▶ [Exercise objective]: Retype only the lines below from the one with "Clone this diagram in TikZ." to the one with "(0,0) rectangle (733,625);", inclusive, skipping every image.

▶ [The records]:
═══
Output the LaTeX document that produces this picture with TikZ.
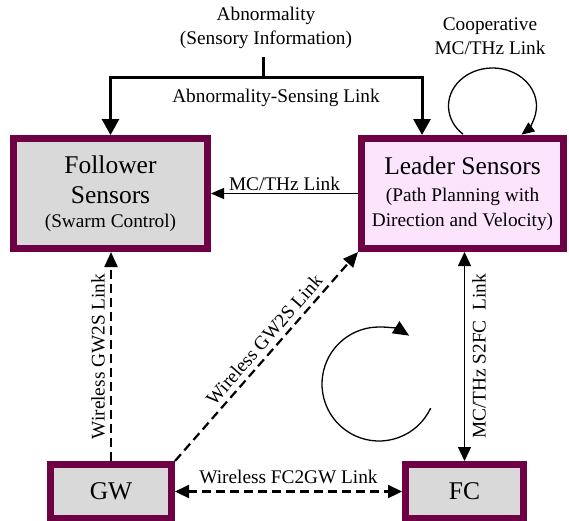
═══
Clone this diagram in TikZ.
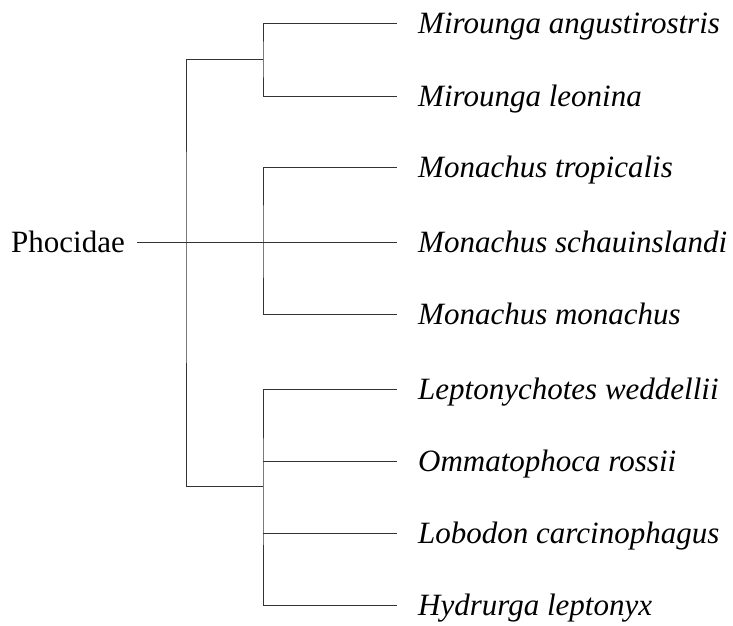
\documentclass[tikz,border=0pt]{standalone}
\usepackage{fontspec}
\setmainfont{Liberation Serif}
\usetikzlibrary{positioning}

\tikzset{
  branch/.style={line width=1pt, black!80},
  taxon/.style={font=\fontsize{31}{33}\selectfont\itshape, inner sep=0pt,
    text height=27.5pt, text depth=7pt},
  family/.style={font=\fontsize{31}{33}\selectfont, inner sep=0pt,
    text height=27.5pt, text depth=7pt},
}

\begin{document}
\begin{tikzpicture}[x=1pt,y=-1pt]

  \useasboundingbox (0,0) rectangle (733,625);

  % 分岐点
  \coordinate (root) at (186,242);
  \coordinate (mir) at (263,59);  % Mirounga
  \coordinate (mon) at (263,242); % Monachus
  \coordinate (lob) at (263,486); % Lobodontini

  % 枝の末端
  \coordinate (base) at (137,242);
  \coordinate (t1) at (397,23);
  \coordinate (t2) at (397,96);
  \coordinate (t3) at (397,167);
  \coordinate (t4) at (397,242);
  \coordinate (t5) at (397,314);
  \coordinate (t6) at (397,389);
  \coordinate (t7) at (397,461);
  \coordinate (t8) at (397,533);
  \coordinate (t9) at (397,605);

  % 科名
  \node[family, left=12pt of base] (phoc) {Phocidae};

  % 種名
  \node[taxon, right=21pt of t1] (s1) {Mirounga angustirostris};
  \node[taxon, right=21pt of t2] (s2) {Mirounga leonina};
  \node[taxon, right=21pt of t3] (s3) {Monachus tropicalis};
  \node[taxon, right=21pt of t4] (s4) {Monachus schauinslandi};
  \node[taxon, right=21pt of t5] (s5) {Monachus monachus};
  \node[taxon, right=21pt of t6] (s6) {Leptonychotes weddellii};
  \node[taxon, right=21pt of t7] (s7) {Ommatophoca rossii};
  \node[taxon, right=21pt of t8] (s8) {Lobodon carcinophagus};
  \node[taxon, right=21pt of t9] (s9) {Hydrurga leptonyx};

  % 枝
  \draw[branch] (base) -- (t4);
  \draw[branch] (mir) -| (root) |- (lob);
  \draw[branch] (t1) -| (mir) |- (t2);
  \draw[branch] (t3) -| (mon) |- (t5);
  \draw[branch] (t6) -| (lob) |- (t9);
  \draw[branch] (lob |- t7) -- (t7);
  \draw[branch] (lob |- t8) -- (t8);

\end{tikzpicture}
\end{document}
═══
▶ [Answer below]:
Clone this diagram in TikZ.
\documentclass[tikz,border=0pt]{standalone}
\usepackage{fontspec}
\setmainfont{Liberation Serif}
\usetikzlibrary{positioning}

\tikzset{
  branch/.style={line width=1pt, black!80},
  taxon/.style={font=\fontsize{31}{33}\selectfont\itshape, inner sep=0pt,
    text height=27.5pt, text depth=7pt},
  family/.style={font=\fontsize{31}{33}\selectfont, inner sep=0pt,
    text height=27.5pt, text depth=7pt},
}

\begin{document}
\begin{tikzpicture}[x=1pt,y=-1pt]

  \useasboundingbox (0,0) rectangle (733,625);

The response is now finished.